Homeland Security had tried to deport Tumaini Temu back to Tanzania in 2010, four years after his temporary visa expired. In his application for asylum, withholding of removal and relief under the Convention Against Torture, Temu claimed that his mental illness put him in a persecuted social group in his home country.

Though an immigration judge and the Board of Immigration Appeals denied Temu's application, a divided three-judge panel of the Richmond, Va.-based federal appeals court reversed Thursday.

It is uncontested, according to the ruling, that the young man suffered a mental breakdown and was forced to withdraw during his final year at the University of Dar es Salaam after learning that his mother had been killed in an automobile accident.

"During his manic episodes, Mr. Temu believes he has superhuman powers," Judge Roger Gregory wrote for the majority. "He is visibly erratic and often walks into busy intersections to direct traffic because he thinks he has the ability to prevent car accidents."

Beginning in 2003, Temu bounced between "treatment" at Muhimbili Hospital and extended prison stays, both of which involved abuse, including beatings with clubs that grew so severe that he could not walk.

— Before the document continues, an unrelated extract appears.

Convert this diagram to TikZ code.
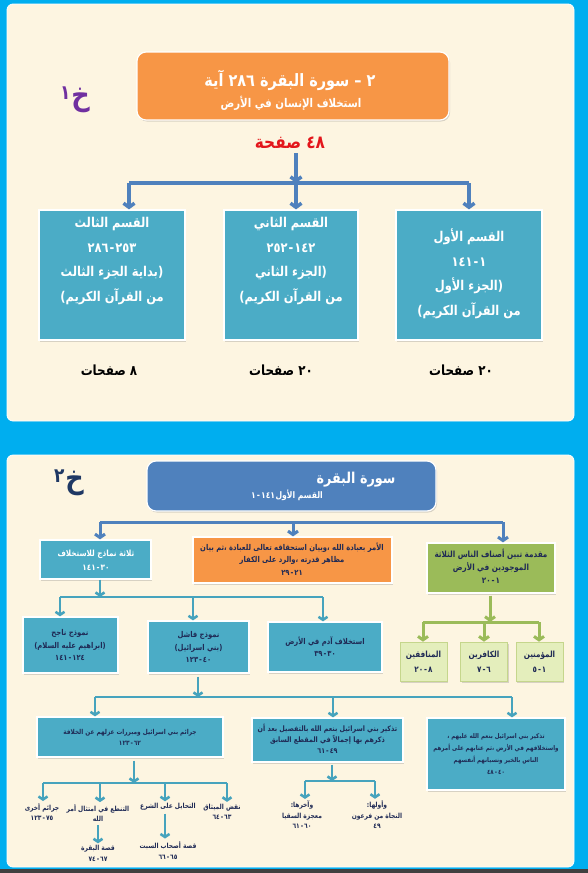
\documentclass[tikz,border=0pt]{standalone}
\usepackage{fontspec}
\usetikzlibrary{arrows.meta,shadows}
\TeXXeTstate=1
\newfontfamily\arf[Script=Arabic,FakeStretch=0.85]{DejaVu Sans}
\newcommand\AR[1]{\beginR#1\endR}
\newcommand\rng[2]{#1\kern1pt-\kern1pt#2}
\definecolor{cyanbg}{HTML}{00AEEF}
\definecolor{cream}{HTML}{FDF5E1}
\definecolor{boxblue}{HTML}{4BACC6}
\definecolor{arrowblue}{HTML}{4F81BD}
\definecolor{orangebox}{HTML}{F79646}
\definecolor{greenbox}{HTML}{9BBB59}
\definecolor{lightgreen}{HTML}{E4EEBC}
\definecolor{lgborder}{HTML}{C5D68C}
\definecolor{tealarrow}{HTML}{46A3BD}
\definecolor{navytext}{HTML}{1F2A55}
\definecolor{kpurple}{HTML}{7030A0}
\definecolor{knavy}{HTML}{1F3864}
\definecolor{redtext}{HTML}{E3161B}
\tikzset{
  shad/.style={drop shadow={opacity=0.3,shadow xshift=1pt,shadow yshift=-1.5pt}},
  boxbase/.style={draw=white, line width=1.2pt, inner sep=0pt, shad},
  tb/.style={boxbase, fill=boxblue},
  ob/.style={boxbase, fill=orangebox},
  gb/.style={boxbase, fill=greenbox},
  lgb/.style={fill=lightgreen, draw=lgborder, line width=0.6pt, inner sep=0pt, shad},
  txt/.style={align=center, inner sep=0pt},
  bigw/.style={txt, text=white, font=\arf\bfseries\fontsize{13.5}{24.5}\selectfont},
  lab/.style={txt, text=black, font=\arf\bfseries\fontsize{14}{16}\selectfont},
  sm/.style={txt, text=navytext, font=\arf\bfseries\fontsize{8}{12.5}\selectfont},
  xs/.style={txt, text=navytext, font=\arf\bfseries\fontsize{7}{10.5}\selectfont},
  arwA/.style={draw=arrowblue, line width=3.5pt, -{Straight Barb[length=4pt,width=11pt]}},
  barA/.style={draw=arrowblue, line width=3.5pt},
  arwB/.style={draw=arrowblue, line width=3pt, -{Straight Barb[length=3.5pt,width=10pt]}},
  barB/.style={draw=arrowblue, line width=3pt},
  arwT/.style={draw=tealarrow, line width=2.6pt, -{Straight Barb[length=3pt,width=9pt]}},
  barT/.style={draw=tealarrow, line width=2.6pt},
  arwG/.style={draw=greenbox, line width=3pt, -{Straight Barb[length=3.5pt,width=10pt]}},
  barG/.style={draw=greenbox, line width=3pt},
}
\begin{document}
\begin{tikzpicture}[x=1pt,y=-1pt]
\useasboundingbox (0,0) rectangle (588,873);
% backgrounds
\fill[cyanbg] (0,0) rectangle (588,873);
\draw[fill=cream, draw=white, line width=0.8pt, rounded corners=6pt] (7,4) rectangle (574,421);
\draw[fill=cream, draw=white, line width=0.8pt, rounded corners=6pt] (7,455) rectangle (574,867);
\fill[black!75] (0,869) rectangle (588,873);

% ================= panel 1 =================
\node[txt, text=kpurple, font=\arf\bfseries\fontsize{30}{30}\selectfont] (k1) at (75,100) {\AR{خ\kern1pt\raisebox{6pt}{\fontsize{20}{20}\selectfont ١}}};
\node[ob, rounded corners=9pt, minimum width=312pt, minimum height=68pt] (t1) at (293,86) {};
\node[txt, text=white, font=\arf\bfseries\fontsize{17}{20}\selectfont] (t1a) at (290,80) {\AR{٢ – سورة البقرة ٢٨٦ آية}};
\node[txt, text=white, font=\arf\bfseries\fontsize{12}{14}\selectfont] (t1b) at (291,103) {\AR{استخلاف الإنسان في الأرض}};
\node[txt, text=redtext, font=\arf\bfseries\fontsize{18}{20}\selectfont] (pg) at (290,143) {\AR{٤٨ صفحة}};

\node[tb, minimum width=146pt, minimum height=130pt] (b3) at (112,275) {};
\node[tb, minimum width=134pt, minimum height=130pt] (b2) at (291,275) {};
\node[tb, minimum width=146pt, minimum height=130pt] (b1) at (469,275) {};
\node[bigw] (b3t) at (112,261) {\AR{القسم الثالث}\\\AR{\rng{٢٥٣}{٢٨٦}}\\\AR{(بداية الجزء الثالث}\\\AR{من القرآن الكريم)}};
\node[bigw] (b2t) at (291,261) {\AR{القسم الثاني}\\\AR{\rng{١٤٢}{٢٥٢}}\\\AR{(الجزء الثاني}\\\AR{من القرآن الكريم)}};
\node[bigw] (b1t) at (469,274) {\AR{القسم الأول}\\\AR{\rng{١}{١٤١}}\\\AR{(الجزء الأول}\\\AR{من القرآن الكريم)}};

\coordinate (p1L) at (129,183);
\coordinate (p1M) at (296,183);
\coordinate (p1R) at (469,183);
\draw[barA] (p1L) -- (p1R);
\draw[arwA] ([yshift=-4pt]pg.south -| p1M) -- (p1M);
\draw[arwA] (p1L) -- (p1L |- b3.north);
\draw[arwA] (p1M) -- (p1M |- b2.north);
\draw[arwA] (p1R) -- (p1R |- b1.north);

\node[lab] (l3) at (109,370) {\AR{٨ صفحات}};
\node[lab] (l2) at (281,370) {\AR{٢٠ صفحات}};
\node[lab] (l1) at (461,370) {\AR{٢٠ صفحات}};

% ================= panel 2 =================
\node[txt, text=knavy, font=\arf\bfseries\fontsize{30}{30}\selectfont] (k2) at (69,483) {\AR{خ\kern1pt\raisebox{6pt}{\fontsize{20}{20}\selectfont ٢}}};
\node[boxbase, fill=arrowblue, rounded corners=9pt, minimum width=289pt, minimum height=50pt] (t2) at (291.5,486) {};
\node[txt, text=white, font=\arf\bfseries\fontsize{15}{18}\selectfont] (t2a) at (356,480) {\AR{سورة البقرة}};
\node[txt, text=white, font=\arf\bfseries\fontsize{9}{11}\selectfont] (t2b) at (287,495) {\AR{القسم الأول\kern0.5pt\rng{١٤١}{١}}};

% row 1
\node[tb, minimum width=111pt, minimum height=39pt] (r1a) at (95.5,559.5) {};
\node[ob, minimum width=199pt, minimum height=46pt] (r1b) at (292.5,560) {};
\node[gb, minimum width=128pt, minimum height=50pt] (r1c) at (491,568) {};
\node[sm, text=white, font=\arf\bfseries\fontsize{8.5}{14}\selectfont] (r1at) at (96,560) {\AR{ثلاثة نماذج للاستخلاف}\\\AR{\rng{٣٠}{١٤١}}};
\node[sm] (r1bt) at (292,559) {\AR{الأمر بعبادة الله ،وبيان استحقاقه تعالى للعبادة ،ثم بيان}\\\AR{مظاهر قدرته ،والرد على الكفار}\\\AR{\rng{٢١}{٢٩}}};
\node[sm, font=\arf\bfseries\fontsize{8.5}{13}\selectfont] (r1ct) at (491,566) {\AR{مقدمة تبين أصناف الناس الثلاثة}\\\AR{الموجودين في الأرض}\\\AR{\rng{١}{٢٠}}};

\coordinate (q1L) at (100,522);
\coordinate (q1M) at (293,522);
\coordinate (q1R) at (503,522);
\draw[barB] (q1L) -- (q1R);
\draw[arwB] (q1L) -- (q1L |- r1a.north);
\draw[arwB] (q1M) -- (q1M |- r1b.north);
\draw[arwB] (q1R) -- (q1R |- r1c.north);

% green tree
\coordinate (gJ) at (490,622);
\coordinate (gL) at (423,622);
\coordinate (gM) at (484,622);
\coordinate (gR) at (539,622);
\draw[barG] (gL) -- (gR);
\draw[arwG] ([yshift=-2pt]gJ |- r1c.south) -- (gJ);
\node[lgb, minimum width=47pt, minimum height=39pt] (g3) at (423.5,661.5) {};
\node[lgb, minimum width=47pt, minimum height=39pt] (g2) at (484,661.5) {};
\node[lgb, minimum width=47pt, minimum height=39pt] (g1) at (539.5,661.5) {};
\node[sm, font=\arf\bfseries\fontsize{8.5}{15}\selectfont] (g3t) at (423.5,662) {\AR{المنافقين}\\\AR{\rng{٨}{٢٠}}};
\node[sm, font=\arf\bfseries\fontsize{8.5}{15}\selectfont] (g2t) at (484,662) {\AR{الكافرين}\\\AR{\rng{٦}{٧}}};
\node[sm, font=\arf\bfseries\fontsize{8.5}{15}\selectfont] (g1t) at (539.5,662) {\AR{المؤمنين}\\\AR{\rng{١}{٥}}};
\draw[arwG] (gL) -- (gL |- g3.north);
\draw[arwG] (gM) -- (gM |- g2.north);
\draw[arwG] (gR) -- (gR |- g1.north);

% row 2 (teal tree)
\coordinate (s1J) at (100,597);
\coordinate (s1L) at (60,597);
\coordinate (s1M) at (193,597);
\coordinate (s1R) at (323,597);
\node[tb, minimum width=95pt, minimum height=56pt] (r2a) at (70.5,645) {};
\node[tb, minimum width=101pt, minimum height=52pt] (r2b) at (198.5,647) {};
\node[tb, minimum width=114pt, minimum height=50pt] (r2c) at (325,647) {};
\node[sm] (r2at) at (70,645) {\AR{نموذج ناجح}\\\AR{(ابراهيم عليه السلام)}\\\AR{\rng{١٢٤}{١٤١}}};
\node[sm] (r2bt) at (198.5,647) {\AR{نموذج فاشل}\\\AR{(بني اسرائيل)}\\\AR{\rng{٤٠}{١٢٣}}};
\node[sm] (r2ct) at (325,646.5) {\AR{استخلاف آدم في الأرض}\\\AR{\rng{٣٠}{٣٩}}};
\draw[barT] (s1L) -- (s1R);
\draw[arwT] (s1J |- r1a.south) -- (s1J);
\draw[arwT] (s1L) -- (s1L |- r2a.north);
\draw[arwT] (s1M) -- (s1M |- r2b.north);
\draw[arwT] (s1R) -- (s1R |- r2c.north);

% row 3
\coordinate (s2J) at (198,697);
\coordinate (s2L) at (95,697);
\coordinate (s2M) at (333,697);
\coordinate (s2R) at (512,697);
\node[tb, minimum width=186pt, minimum height=40pt] (r3a) at (130,737) {};
\node[tb, minimum width=151pt, minimum height=44pt] (r3b) at (327.5,740) {};
\node[tb, minimum width=138pt, minimum height=72pt] (r3c) at (496,754) {};
\node[xs, font=\arf\bfseries\fontsize{6.8}{11}\selectfont] (r3at) at (130,737.5) {\AR{جرائم بني اسرائيل ومبررات عزلهم عن الخلافة}\\\AR{\rng{٦٢}{١٢٣}}};
\node[xs, font=\arf\bfseries\fontsize{7.5}{11}\selectfont] (r3bt) at (327.5,739) {\AR{تذكير بني اسرائيل بنعم الله بالتفصيل بعد أن}\\\AR{ذكرهم بها إجمالاً في المقطع السابق}\\\AR{\rng{٤٩}{٦١}}};
\node[xs, font=\arf\bfseries\fontsize{6.5}{12}\selectfont] (r3ct) at (496,754) {\AR{تذكير بني اسرائيل بنعم الله عليهم ،}\\\AR{واستخلافهم في الأرض ،ثم عتابهم على أمرهم}\\\AR{الناس بالخير ونسيانهم أنفسهم}\\\AR{\rng{٤٠}{٤٨}}};
\draw[barT] (s2L) -- (s2R);
\draw[arwT] ([yshift=-3pt]s2J |- r2b.south) -- (s2J);
\draw[arwT] (s2L) -- (s2L |- r3a.north);
\draw[arwT] (s2M) -- (s2M |- r3b.north);
\draw[arwT] (s2R) -- (s2R |- r3c.north);

% row 4 under r3a
\coordinate (s3J) at (134,783);
\coordinate (s3A) at (43,783);
\coordinate (s3B) at (100,783);
\coordinate (s3C) at (165,783);
\coordinate (s3D) at (227,783);
\node[xs] (c1) at (42,812) {\AR{جرائم أخرى}\\\AR{\rng{٧٥}{١٢٣}}};
\node[xs] (c2) at (98,813) {\AR{التنطع في امتثال أمر}\\\AR{الله}};
\node[xs] (c2b) at (98,853.5) {\AR{قصة البقرة}\\\AR{\rng{٦٧}{٧٤}}};
\node[xs] (c3) at (168,807) {\AR{التحايل على الشرع}};
\node[xs] (c3b) at (168,850.5) {\AR{قصة أصحاب السبت}\\\AR{\rng{٦٥}{٦٦}}};
\node[xs] (c4) at (222,812) {\AR{نقض الميثاق}\\\AR{\rng{٦٣}{٦٤}}};
\draw[barT] (s3A) -- (s3D);
\draw[arwT] ([yshift=-3pt]s3J |- r3a.south) -- (s3J);
\draw[arwT] (s3A) -- ([yshift=2pt]s3A |- c1.north);
\draw[arwT] (s3B) -- ([yshift=2pt]s3B |- c2.north);
\draw[arwT] (s3C) -- ([yshift=2pt]s3C |- c3.north);
\draw[arwT] (s3D) -- ([yshift=2pt]s3D |- c4.north);
\draw[arwT] ([yshift=-3pt]c2.south) -- ([yshift=2pt]c2b.north);
\draw[arwT] ([yshift=-3pt]c3.south -| s3C) -- ([yshift=3pt]c3b.north -| s3C);

% row 4 under r3b
\coordinate (s4J) at (332,781);
\coordinate (s4L) at (305,781);
\coordinate (s4R) at (375,781);
\node[xs] (d1) at (302,815) {\AR{وآخرها:}\\\AR{معجزة السقيا}\\\AR{\rng{٦٠}{٦١}}};
\node[xs] (d2) at (377,815) {\AR{وأولها:}\\\AR{النجاة من فرعون}\\\AR{٤٩}};
\draw[barT] (s4L) -- (s4R);
\draw[arwT] ([yshift=-2pt]s4J |- r3b.south) -- (s4J);
\draw[arwT] (s4L) -- ([yshift=2pt]s4L |- d1.north);
\draw[arwT] (s4R) -- ([yshift=2pt]s4R |- d2.north);
\end{tikzpicture}
\end{document}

At his asylum hearing, two expert witnesses for Temu testified that Tanzanians consider mental illness shameful and a manifestation of demonic possession, which they fear is contagious.

Those who visibly suffer from severe mental illness there are referred to as "mwenda wazimu," a phrase that means demon-possessed.

Temu testified that Muhimbili Hospital nurses bound his hands and feet for five to seven hours a day, four days a week. When his condition worsened, they allegedly kept him tied while they beat him with leather straps for hours and days at a time.

"The record is unequivocal about what motivated the nurses' and guard's behavior," Gregory wrote. "Throughout all his hospitalizations, the nurses referred to Mr. Temu as 'mwenda wazimu.' The record also shows that while binding Mr. Temu and bearing him with leather straps, the nurses said on multiple occasions, 'this is how we treat people who are mentally ill like you.'"

Temu came to the United States after his family rejected him and he was hospitalized here after police found him standing in the middle of the street attempting to direct traffic during a manic episode.

Diagnosed with bipolar disorder, Temu learned that he could work and function independently so long as he took medication.